Pour gagner Merzouga, il leur faut parcourir plus d’une centaine de kilomètres sur une piste rocailleuse. «Un véritable chemin de croix», reconnaît un adjudant de la Gendarmerie royale. «Pas question de se hasarder sur cette route», avertit-il. «Vous risquez également d’être pris dans une tempête de sable», prévient-il. Un avertissement confirmé par une triste nouvelle, à notre retour jeudi au centre-ville de Rissani. «Deux jeunes habitants de Sidi Ali ont été retrouvés morts après un malencontreux glissement de terrain», annonce un agent d’autorité, l’air chagrin. Mais voilà, «vivre me tue», confesse Hicham El Alaoui, ex-étudiant en Histoire Géographie. «Depuis que j’ai décroché mon diplôme d’études supérieures à l’université Moulay Ismaïl à Meknès, j’ai dû galérer pour trouver un petit boulot dans un cyber-café contre un salaire de cinq cents dirhams», se révolte-t-il. «Après de brillantes études universitaires, je suis retourné à Rissani. Mais quelle ne fut ma surprise, ma terrible surprise, de découvrir que ma ville natale a fait de grands pas en arrière.
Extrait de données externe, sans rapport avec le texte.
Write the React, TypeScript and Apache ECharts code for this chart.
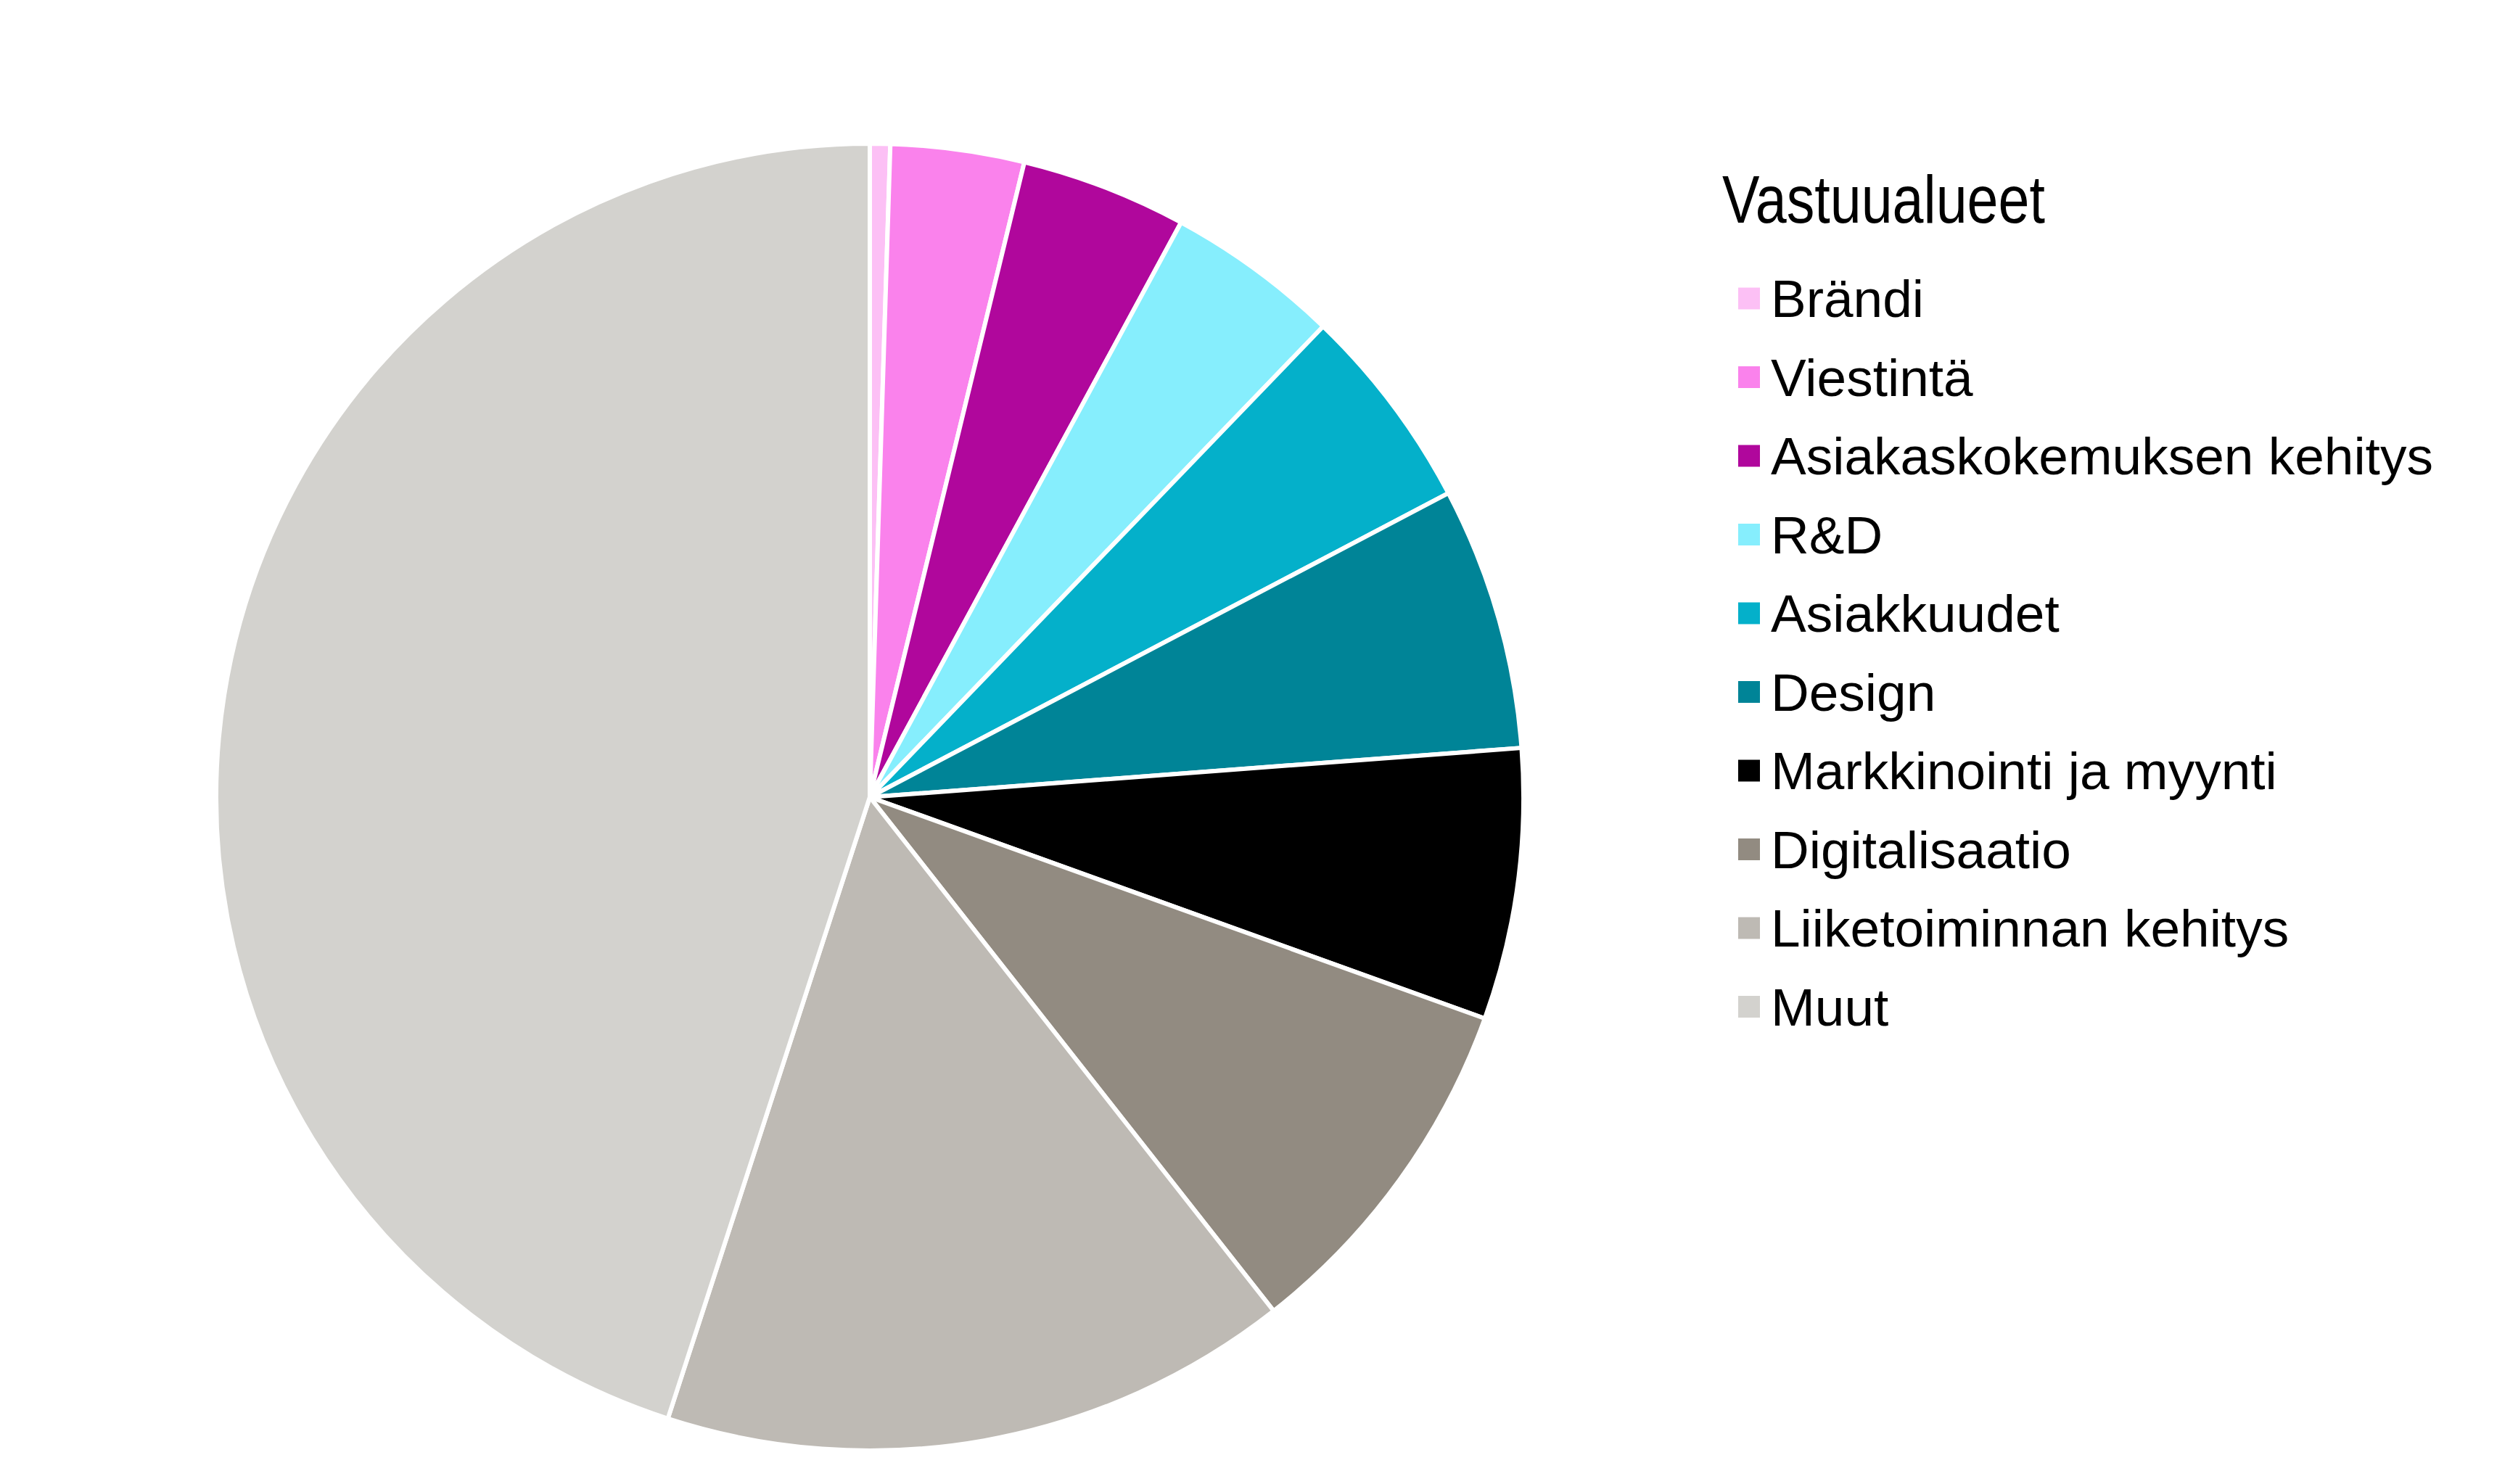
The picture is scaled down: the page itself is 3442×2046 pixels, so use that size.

Aujourd’hui, je suis rongé par le désespoir», constate-t-il, la voix brisée. Avant de se ressaisir : «La seule alternative qui me reste, c’est concrétiser un projet touristique, l’unique ressource de ma ville. Mais là encore, il me faut trouver un crédit. A la municipalité, on m’a demandé de déposer mon projet et attendre pendant deux longues années pour avoir une réponse. Je doute quand même que l’on donne une suite favorable à ma demande», dit-il. Comme Hicham, ce sont plusieurs universitaires diplômés à se plaindre du même sort. Leur calvaire risque de saper le moral des élèves de Rissani qui continuent, bon an mal an, de se battre pour poursuivre leurs études. Comme en témoigne cette nuée de collégiens obligés de parcourir six kilomètres par jour, à bord de leurs bicyclettes, pour prendre leurs cours dans une école située dans la commune M’daghra, à proximité d’Errachidia.
A la question «Que fait ton père ?», garçons et filles n’ont qu’une réponse à la bouche : «balaobiche», dans une référence aux outils de travail du maçon : la pelle et la bêche. Récapitulons : Sécheresse, désertification, enclavement, manque d’infrastructures touristiques, chômage… Que faut-il ajouter à ce tableau sombre ? «Malgré tout, nous restons confiants dans l’avenir du pays. Nous suivons, avec intérêt, les grands chantiers ouverts par Sa Majesté le Roi», se réjouit un jeune Rissani.